Simmons is a favorite of Angels fans for his defensive wizardry, and owner Arte Moreno has described Simmons as perhaps his favorite player to watch on the roster. Simmons has batted .281 with 36 homers and 281 RBIs during his five seasons with Los Angeles, and he won the Gold Glove in 2017 and 2018.

“He’s a thinking kind of a player, and I’ve enjoyed him a lot,” Maddon said.

Simmons will be a free agent this winter, and the Angels have an obvious replacement for him in David Fletcher, who has a .374 on-base percentage while regularly hitting leadoff for the Angels during his breakout major league season. Fletcher has been playing second base since Simmons’ return from injury.

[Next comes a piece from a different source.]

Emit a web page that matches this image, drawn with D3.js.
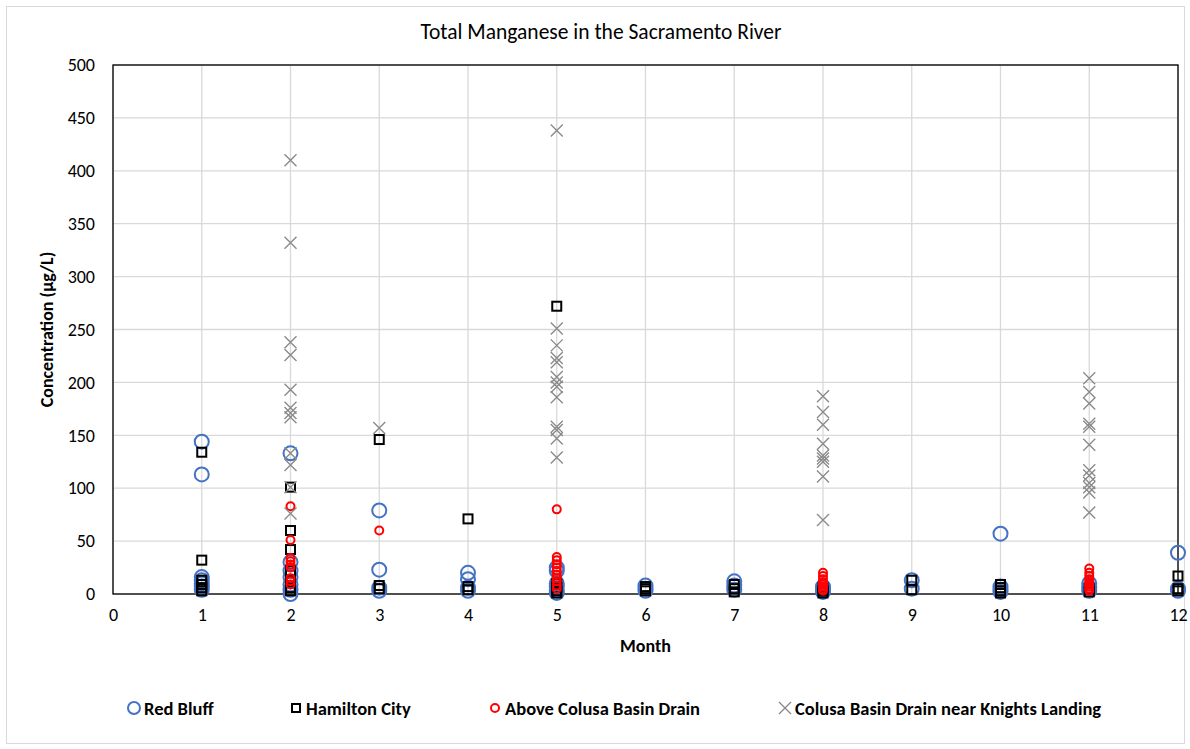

But the Angels haven’t publicly closed the door on Simmons’ return, and he could be given a qualifying offer. Maddon has repeatedly said he would like Simmons to return in 2021 if possible.

The Angels haven’t had a winning season during Simmons’ five years in Anaheim, although Simmons said last week he wasn’t discouraged by the lack of team success. Simmons played his first four major league seasons in Atlanta, and he hasn’t appeared in the postseason since 2013.

Simmons also said he hadn’t been involved in any recent contract talks with the Angels, but he had enjoyed playing for the club. When asked if he wanted to return to the Halos, Simmons said he would have to “plead the fifth.”